### Exercise data

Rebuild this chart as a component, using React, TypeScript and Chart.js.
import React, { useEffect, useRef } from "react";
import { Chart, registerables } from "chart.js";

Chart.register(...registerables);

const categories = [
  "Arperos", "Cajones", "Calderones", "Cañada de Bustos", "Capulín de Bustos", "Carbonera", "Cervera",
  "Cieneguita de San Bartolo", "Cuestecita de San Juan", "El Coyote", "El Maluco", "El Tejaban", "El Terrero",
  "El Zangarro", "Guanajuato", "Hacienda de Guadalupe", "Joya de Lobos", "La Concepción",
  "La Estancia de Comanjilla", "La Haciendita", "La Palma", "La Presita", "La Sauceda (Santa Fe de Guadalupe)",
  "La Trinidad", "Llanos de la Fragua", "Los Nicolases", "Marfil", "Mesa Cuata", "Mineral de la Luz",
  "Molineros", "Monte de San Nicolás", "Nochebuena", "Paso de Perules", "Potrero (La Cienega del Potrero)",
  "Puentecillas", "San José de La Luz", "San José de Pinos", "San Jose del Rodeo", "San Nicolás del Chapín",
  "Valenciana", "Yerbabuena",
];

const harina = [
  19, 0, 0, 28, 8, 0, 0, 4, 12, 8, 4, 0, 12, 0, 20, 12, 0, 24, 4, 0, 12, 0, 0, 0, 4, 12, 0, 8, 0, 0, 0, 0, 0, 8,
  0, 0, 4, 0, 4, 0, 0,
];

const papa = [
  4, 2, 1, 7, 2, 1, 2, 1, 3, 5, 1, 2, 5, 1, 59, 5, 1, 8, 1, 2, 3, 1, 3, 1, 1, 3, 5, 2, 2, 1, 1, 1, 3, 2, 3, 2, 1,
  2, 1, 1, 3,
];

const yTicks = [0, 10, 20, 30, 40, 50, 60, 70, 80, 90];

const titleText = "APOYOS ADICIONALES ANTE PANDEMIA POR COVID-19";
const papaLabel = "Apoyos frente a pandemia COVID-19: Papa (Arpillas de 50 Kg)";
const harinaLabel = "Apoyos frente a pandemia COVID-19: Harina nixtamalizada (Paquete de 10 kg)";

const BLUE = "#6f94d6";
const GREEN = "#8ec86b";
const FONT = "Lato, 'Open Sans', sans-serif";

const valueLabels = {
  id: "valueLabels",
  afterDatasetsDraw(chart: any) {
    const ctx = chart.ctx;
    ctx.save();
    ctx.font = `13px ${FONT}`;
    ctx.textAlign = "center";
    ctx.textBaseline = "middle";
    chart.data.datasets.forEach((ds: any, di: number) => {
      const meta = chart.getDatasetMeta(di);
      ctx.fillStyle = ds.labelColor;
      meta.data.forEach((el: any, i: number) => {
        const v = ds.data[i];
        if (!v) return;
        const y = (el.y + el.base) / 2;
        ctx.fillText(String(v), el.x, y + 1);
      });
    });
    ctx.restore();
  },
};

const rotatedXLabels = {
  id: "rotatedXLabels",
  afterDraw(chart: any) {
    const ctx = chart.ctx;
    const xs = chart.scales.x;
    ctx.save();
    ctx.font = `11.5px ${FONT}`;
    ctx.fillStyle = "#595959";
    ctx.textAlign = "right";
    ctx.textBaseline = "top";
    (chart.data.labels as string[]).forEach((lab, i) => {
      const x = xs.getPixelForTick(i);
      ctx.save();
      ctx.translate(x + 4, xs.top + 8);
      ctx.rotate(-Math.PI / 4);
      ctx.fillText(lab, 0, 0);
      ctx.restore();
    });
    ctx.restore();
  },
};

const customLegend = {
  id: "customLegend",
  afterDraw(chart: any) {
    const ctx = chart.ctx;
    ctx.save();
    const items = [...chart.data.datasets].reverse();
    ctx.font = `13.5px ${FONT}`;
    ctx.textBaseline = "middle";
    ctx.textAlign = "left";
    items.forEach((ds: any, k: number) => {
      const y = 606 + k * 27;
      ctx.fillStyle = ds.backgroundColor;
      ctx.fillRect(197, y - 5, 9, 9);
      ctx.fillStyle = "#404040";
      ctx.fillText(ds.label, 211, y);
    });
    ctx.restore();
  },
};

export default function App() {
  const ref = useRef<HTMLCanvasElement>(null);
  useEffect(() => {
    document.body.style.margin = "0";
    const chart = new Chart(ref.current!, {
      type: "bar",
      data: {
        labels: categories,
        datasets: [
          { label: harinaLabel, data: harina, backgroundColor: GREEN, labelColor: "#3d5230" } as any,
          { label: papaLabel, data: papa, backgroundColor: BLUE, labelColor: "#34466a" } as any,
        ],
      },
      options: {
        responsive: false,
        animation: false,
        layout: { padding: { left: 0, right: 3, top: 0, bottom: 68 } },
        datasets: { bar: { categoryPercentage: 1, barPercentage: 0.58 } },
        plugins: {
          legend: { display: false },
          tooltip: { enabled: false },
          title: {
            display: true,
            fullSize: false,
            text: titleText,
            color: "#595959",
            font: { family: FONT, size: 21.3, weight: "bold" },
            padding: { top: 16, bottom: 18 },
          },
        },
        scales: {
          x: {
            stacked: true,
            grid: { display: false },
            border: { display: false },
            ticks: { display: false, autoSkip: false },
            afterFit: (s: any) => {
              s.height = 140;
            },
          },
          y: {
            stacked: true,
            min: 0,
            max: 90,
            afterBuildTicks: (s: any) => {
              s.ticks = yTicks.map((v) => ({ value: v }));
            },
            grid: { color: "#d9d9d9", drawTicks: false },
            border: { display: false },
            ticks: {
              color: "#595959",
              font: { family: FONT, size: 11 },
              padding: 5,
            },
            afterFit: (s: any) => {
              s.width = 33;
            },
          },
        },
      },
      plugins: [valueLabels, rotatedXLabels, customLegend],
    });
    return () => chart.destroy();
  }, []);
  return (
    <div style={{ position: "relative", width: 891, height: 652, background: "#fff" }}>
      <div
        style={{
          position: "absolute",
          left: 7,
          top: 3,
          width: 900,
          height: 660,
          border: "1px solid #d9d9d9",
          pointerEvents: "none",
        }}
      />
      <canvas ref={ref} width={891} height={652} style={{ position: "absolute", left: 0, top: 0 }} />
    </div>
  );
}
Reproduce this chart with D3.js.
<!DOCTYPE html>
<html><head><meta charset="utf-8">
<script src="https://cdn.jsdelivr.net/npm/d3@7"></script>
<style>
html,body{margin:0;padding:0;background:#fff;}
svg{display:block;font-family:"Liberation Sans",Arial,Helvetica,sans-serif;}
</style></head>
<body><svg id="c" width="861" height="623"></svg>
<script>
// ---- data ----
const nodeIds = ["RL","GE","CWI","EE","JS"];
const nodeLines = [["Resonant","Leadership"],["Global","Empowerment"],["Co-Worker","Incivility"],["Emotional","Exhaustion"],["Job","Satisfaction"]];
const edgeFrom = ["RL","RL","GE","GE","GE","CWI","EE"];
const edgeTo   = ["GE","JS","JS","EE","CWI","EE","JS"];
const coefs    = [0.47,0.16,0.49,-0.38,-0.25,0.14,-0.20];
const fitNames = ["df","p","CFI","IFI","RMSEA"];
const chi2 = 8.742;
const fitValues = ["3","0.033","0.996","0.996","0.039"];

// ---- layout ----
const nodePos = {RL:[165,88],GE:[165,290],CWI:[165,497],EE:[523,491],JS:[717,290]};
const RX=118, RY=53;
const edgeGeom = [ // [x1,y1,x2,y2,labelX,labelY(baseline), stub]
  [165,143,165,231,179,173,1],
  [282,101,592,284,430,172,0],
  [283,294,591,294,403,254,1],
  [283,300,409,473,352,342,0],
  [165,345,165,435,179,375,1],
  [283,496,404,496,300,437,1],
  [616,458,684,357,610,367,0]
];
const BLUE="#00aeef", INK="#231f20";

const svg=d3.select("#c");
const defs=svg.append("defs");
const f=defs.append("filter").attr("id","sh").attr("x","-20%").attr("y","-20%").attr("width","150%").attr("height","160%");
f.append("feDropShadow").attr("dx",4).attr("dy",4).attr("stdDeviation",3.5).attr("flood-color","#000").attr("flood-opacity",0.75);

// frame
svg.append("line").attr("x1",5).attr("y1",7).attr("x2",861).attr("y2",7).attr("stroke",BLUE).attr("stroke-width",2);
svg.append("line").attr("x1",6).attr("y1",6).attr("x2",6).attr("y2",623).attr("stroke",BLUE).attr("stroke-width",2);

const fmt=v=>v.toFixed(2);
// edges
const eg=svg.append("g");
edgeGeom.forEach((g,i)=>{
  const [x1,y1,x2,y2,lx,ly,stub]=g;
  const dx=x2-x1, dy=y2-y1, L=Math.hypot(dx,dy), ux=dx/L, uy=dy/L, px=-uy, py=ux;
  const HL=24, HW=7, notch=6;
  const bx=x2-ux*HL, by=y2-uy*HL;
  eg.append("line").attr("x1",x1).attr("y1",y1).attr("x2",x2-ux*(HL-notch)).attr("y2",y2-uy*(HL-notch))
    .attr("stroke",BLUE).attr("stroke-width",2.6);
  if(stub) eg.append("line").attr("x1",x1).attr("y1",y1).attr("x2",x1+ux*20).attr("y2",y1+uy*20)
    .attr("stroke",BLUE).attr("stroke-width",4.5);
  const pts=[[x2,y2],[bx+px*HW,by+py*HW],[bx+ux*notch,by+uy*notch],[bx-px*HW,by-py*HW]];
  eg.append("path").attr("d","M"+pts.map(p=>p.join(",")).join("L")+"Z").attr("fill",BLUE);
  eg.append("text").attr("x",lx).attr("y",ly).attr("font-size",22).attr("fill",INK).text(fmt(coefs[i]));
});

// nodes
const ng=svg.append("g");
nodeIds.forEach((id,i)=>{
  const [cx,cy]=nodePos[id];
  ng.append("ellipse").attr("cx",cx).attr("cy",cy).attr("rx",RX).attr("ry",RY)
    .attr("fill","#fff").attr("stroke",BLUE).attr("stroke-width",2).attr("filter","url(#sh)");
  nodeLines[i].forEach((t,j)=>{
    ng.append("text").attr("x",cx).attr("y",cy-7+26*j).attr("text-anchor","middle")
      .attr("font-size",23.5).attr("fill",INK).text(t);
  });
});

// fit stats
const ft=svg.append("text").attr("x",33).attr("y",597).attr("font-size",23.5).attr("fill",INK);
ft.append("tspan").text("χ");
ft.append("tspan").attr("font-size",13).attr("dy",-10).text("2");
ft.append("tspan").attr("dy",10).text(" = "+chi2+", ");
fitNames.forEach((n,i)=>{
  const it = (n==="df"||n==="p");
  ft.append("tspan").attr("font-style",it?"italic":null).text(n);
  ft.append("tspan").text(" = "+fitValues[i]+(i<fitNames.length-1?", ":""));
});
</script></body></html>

### Aim
Using the entries above, quote each line verbatim from the first through the line that contains "Chart.register(...registerables);".

### Answer to the problem
Rebuild this chart as a component, using React, TypeScript and Chart.js.
import React, { useEffect, useRef } from "react";
import { Chart, registerables } from "chart.js";

Chart.register(...registerables);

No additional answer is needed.